The Massachusetts-based device maker hasn’t issued a recall on the Onyx product, a liquid embolic system designed to block blood flow to problem blood vessels before surgical removal, but the FDA approved new device labeling indicating the risk of "catheter entrapment," in which the device’s delivery catheter becomes stuck in brain.
The Onyx product is delivered to the brain via catheter, and since Jan. 1, 2005, the FDA has received 100 reports of the catheters becoming stuck in patients’ brains.
"In at least 54 of these cases, it was not possible to remove the catheter, so part of the catheter and the implanted Onyx material remained implanted in the patient," according to the FDA warning.
The device, made by Covidien subsidiary ev3 Inc., is a spongy material that hardens when it comes into contact with blood. The Onyx liquid is injected through the catheter to the brain vessel site, and entrapment occurred when the catheter became stuck in the hardened Onyx material, according to the report.
"The clinical data submitted by the manufacturer prior to marketing included cases where the delivery catheter was difficult to remove, but in all cases the catheter was removed without any adverse patient events," the federal watchdog agency noted. "The original product labeling did not reflect the risks related to catheter entrapment but new labeling will include these risks as well as recommendations to help minimize that risk."
Catheter entrapment isn’t likely to hinder a physician’s ability to surgically remove problem brain vessels, but neither the Onyx device or the catheter delivery system were intended to remain in the brain for long periods of time, the FDA cautioned.
"Complications associated with catheter entrapment can be serious.
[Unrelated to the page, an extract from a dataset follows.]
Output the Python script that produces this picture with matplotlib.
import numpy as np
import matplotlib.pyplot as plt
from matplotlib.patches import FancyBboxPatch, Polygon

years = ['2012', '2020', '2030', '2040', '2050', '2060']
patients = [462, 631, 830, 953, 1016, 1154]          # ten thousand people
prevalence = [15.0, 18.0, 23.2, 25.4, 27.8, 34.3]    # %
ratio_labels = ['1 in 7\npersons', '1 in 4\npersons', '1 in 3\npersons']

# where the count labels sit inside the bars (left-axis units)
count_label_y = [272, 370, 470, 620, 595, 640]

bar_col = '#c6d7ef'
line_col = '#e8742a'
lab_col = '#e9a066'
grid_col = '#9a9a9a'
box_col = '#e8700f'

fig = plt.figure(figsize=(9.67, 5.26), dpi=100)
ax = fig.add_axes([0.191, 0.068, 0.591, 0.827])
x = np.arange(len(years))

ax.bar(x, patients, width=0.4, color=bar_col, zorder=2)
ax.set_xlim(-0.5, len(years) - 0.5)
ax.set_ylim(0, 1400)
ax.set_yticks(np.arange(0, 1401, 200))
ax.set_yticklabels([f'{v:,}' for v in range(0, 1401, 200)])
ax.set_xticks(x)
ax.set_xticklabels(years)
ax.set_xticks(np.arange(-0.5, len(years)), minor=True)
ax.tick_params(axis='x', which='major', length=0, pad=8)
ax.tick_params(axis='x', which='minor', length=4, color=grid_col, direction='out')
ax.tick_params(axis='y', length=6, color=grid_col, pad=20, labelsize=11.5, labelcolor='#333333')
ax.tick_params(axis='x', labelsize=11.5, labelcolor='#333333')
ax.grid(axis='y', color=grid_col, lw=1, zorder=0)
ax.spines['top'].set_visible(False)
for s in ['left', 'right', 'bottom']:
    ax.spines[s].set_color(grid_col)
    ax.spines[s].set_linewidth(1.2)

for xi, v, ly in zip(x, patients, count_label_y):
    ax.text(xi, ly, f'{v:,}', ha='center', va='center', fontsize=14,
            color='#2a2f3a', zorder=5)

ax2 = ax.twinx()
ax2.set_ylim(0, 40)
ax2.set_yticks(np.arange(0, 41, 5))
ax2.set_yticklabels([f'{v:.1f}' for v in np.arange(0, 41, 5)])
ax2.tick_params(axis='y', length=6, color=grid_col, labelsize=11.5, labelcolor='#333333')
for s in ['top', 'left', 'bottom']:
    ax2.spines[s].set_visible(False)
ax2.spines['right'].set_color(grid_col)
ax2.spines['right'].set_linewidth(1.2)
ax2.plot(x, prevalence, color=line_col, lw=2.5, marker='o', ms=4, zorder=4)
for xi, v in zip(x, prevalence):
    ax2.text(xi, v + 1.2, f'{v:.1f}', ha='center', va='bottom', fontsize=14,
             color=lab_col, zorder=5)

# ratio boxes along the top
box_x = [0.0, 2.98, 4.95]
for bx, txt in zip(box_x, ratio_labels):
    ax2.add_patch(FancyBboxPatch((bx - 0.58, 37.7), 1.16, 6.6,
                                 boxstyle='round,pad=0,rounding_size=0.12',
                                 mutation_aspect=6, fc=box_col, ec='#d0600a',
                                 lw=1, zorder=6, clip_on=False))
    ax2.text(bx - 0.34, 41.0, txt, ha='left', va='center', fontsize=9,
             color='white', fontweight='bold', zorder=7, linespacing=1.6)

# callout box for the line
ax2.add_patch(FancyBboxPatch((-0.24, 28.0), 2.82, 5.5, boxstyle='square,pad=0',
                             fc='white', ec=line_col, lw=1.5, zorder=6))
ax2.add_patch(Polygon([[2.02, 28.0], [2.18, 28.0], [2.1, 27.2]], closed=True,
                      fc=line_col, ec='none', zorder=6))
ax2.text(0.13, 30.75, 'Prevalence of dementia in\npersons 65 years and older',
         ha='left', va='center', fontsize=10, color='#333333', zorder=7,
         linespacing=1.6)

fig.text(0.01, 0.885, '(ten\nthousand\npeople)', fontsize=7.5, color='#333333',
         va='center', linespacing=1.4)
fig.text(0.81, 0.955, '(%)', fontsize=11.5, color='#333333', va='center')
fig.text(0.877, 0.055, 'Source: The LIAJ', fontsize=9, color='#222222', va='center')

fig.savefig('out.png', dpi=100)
The most serious complications include hemorrhage and death," according to the report. "Other complications include migration of the Onyx plug or catheter fragment to other parts of the body. Patients with catheter entrapment may need to take antithrombotic drugs to prevent blood clots around the catheter, and may need to undergo one or more imaging procedures to locate a piece of the catheter and Onyx plug, increasing their exposure to radiation."
The agency warned surgeons to avoid aggressive attempts to remove stuck catheters as that could result in catheter breakage or brain hemorrhage. The FDA asked surgeons to note the manufacturers instructions for removing an entrapped catheter, and to report any new incidents for ongoing monitoring.
Covidien representatives did not immediately return requests for comment.